I admire David Fraser's willingness to share his "less than optimal" sailing experiences in these blogs so that others can learn from his mistakes. They say there are those who don't make mistakes (I don't believe that), those who learn from others' mistakes, those who learn from their own mistakes, and those who never learn. Aiming at the second category, I want to imitate David's example by offering a recent experience of my own.
The other day I got to the Club a little early, and thought I'd play with jib-only sailing on a Quest before lessons started.
I left the (Cal Adventures) dock under jib only, having done nothing with the mainsail. I was planning to go out and dock under jib alone a few times before students showed up. That was the plan, at least.
The wind was pretty much westerly, so I was leaving on a beam reach. I knew that jib trim was really important, and that I shouldn't start out pointing too high. But for whatever reason, I couldn't point high at all. No matter what I tried, I was going slowly downwind, toward the rocks. Maybe I wasn't handling it correctly, maybe the Quest can't point high on jib alone, who knows? Sometimes it's you, sometimes it's the boat, sometimes... who knows what it is? What mattered then was that I couldn't do it.
I decided to heave to and get the main up, admitting failure (better than landing on the rocks). The mainsail doesn't always go up easily on the Quests (especially on this one), and it looked like getting the boltrope into the mast track might take some doing. When you're properly hove to, you have some sideways way on--that is, you're slideslipping--and I was going slowly, slowly toward the rocks. I had no idea how long it might take to get the main up.
So I dropped the anchor. From that point, it all worked.

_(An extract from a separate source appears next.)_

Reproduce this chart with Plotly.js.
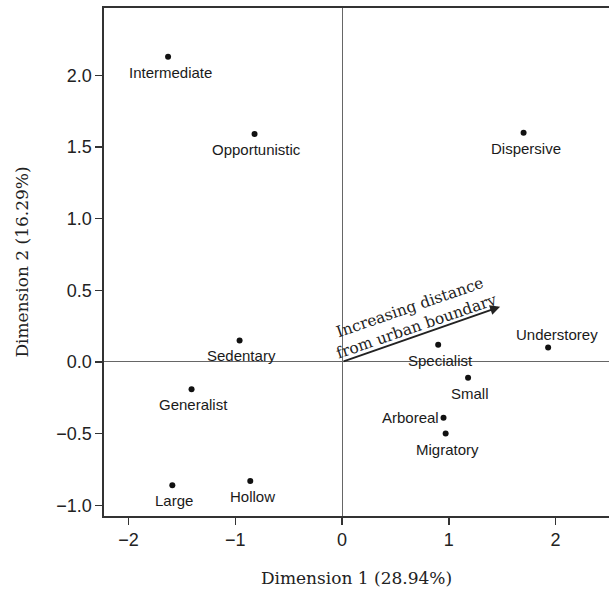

The anchor set, played out, I raised the main, and made it back easily.
As bad as I felt about not being able to sail upwind under jib alone, I felt good about two things, which I try to drill into my students:
- I had inspected the anchor completely before I left, as I do every single time I sail. I knew it was ready to go and would not deploy if I didn't want it to. I knew it was secured, and I knew how to deploy it when I needed it. I could deploy it easily and quickly.
- I had the sense to use it early enough.
And nobody was sitting on the bench watching all of this.
Shit happens, even to the best of us. The skill is to prepare for it and to deal with it. The anchor is your friend.